Health insurers, on the other hand, would like to pack as many of their outlays as possible into the numerator of the ratio.
In a letter to the commissioners, the president of America’s Health Insurance Plans, which represents about 1,300 member companies that provide insurance for more than 200 million Americans, pleads for inclusion in “activities to improve health care quality” such items as fraud prevention and detection, utilization review, costs associated with administrative simplification and health-information technology expenses, and the cost of implementing the new International Classification of Diseases, or ICD-10, codes.
Finally, there are the commissions that insurers pay to brokers, who currently play an important role in the small-group and individual market for health insurers.
The commissions usually range between 4 and 8 percent of the premium, depending on the state, but sometimes are 20 percent of the premium in the first year of a policy before dropping to the normal range.
How these commissions are incorporated into the ratio can have a significant impact on the economics of insurance brokers, whose future role in health care is of great concern to the commissioners.
http://economix.blogs.nytimes.com/2010/09/03/on-health-care-the-devils-in-the-details/

My response, also posted at the link here:
10.  Don McCanne, San Juan Capistrano, CA
September 3rd, 2010
Focusing on narrow issues such as whether the administrative cost of brokers’ fees somehow represents patient care or quality improvement as opposed to being an administrative expense distracts us from the much more important overriding issue of the profound administrative waste throughout our health care system that is related to the dysfunctional, fragmented manner in which we allocate health care spending.
The first consideration is the administrative cost of the private insurers. Should we really be allocating 15 to 20 percent of the insurance premiums to the private insurers for them to use for their own intrinsic purposes – funds that never make it to paying for health care? When you consider the very high health care expenditures in our nation, 15 to 20 percent is a huge allocation for non-medical purposes.
Another very important diversion of health care dollars is the cost of the administrative burden placed on hospitals and physicians merely to deal with our fragmented system of a multitude of public and private plans – especially in claims processing, including not only the protracted process of managing disputed claims, but also other administrative diversions such as negotiating and managing insurance company contracts.

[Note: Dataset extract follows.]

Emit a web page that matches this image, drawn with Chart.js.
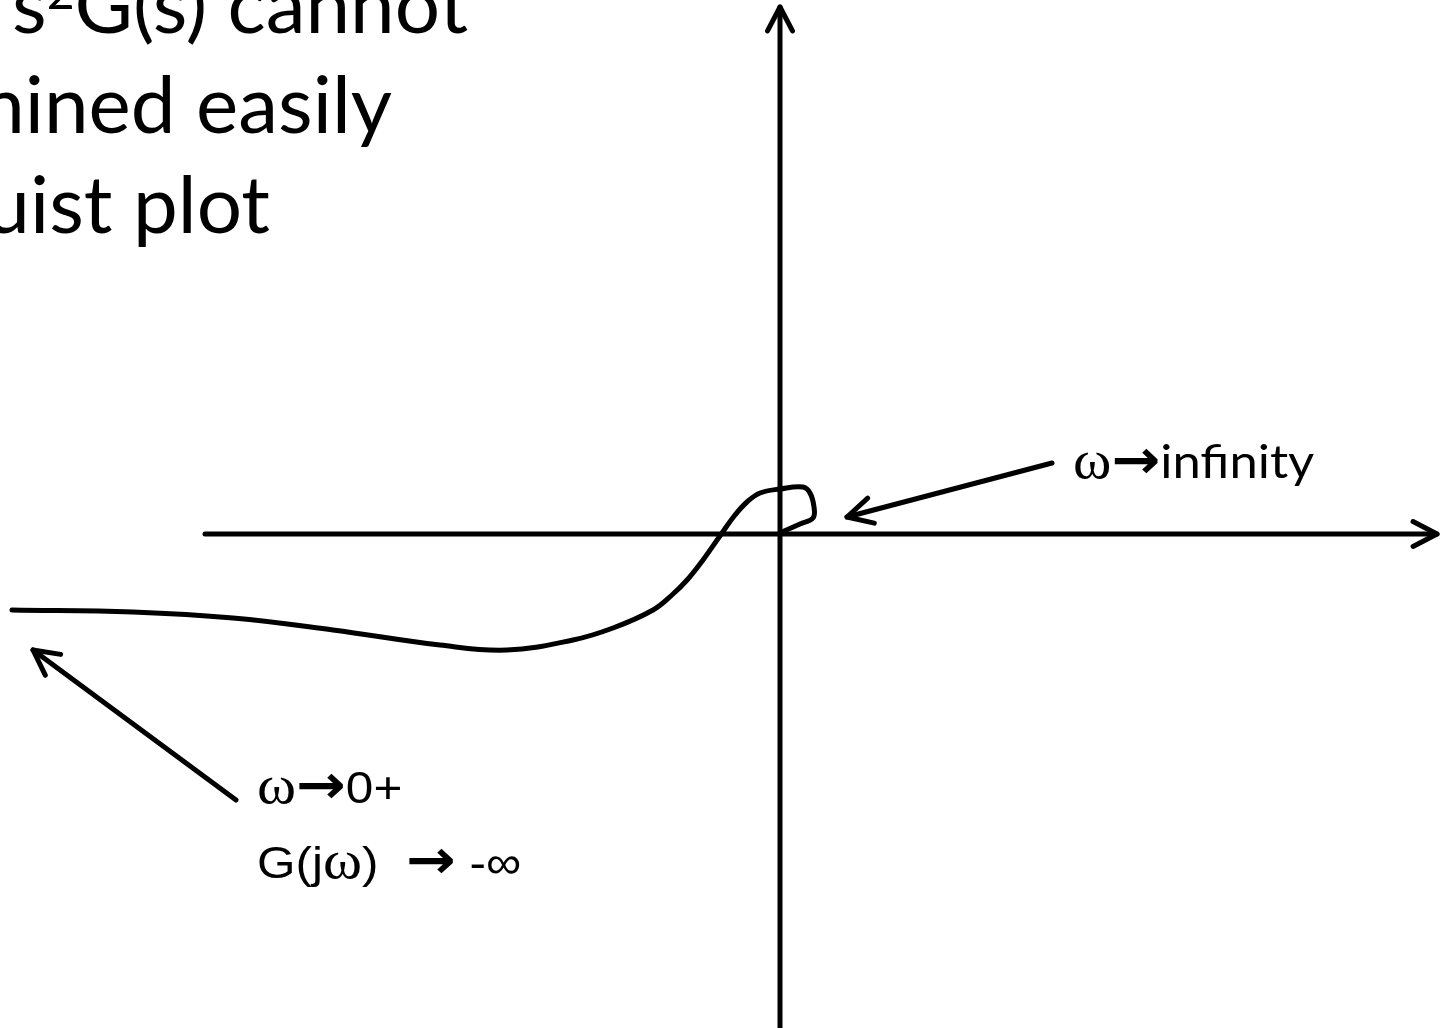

This administrative burden on the providers has been estimated to consume about 12 percent of premium dollars. Thus the combined administrative costs merely for the insurance function will be about 27 to 32 percent of the insurance premium – a very high percentage of our very high priced system. That does not include all of the other essential administrative functions that hospitals and physicians face. What a waste!
It is unfortunate that consideration of a single publicly-financed and publicly-administered financing system was excluded before the reform negotiations began. Such a financing system – a single payer or an improved Medicare for all – would have dramatically reduced this profound administrative waste.
Even more important, a single financing system would have created our own public monopsony (single buyer of health care) in which we could ensure that we would be receiving maximum value in our health care purchasing – avoiding excessively high prices while ensuring that enough funds are available to maintain adequate capacity in the system. That is the cost control that we really need. And, oh yes… everyone is included!
Wasn’t that the goal of reform? Cover everyone and control costs?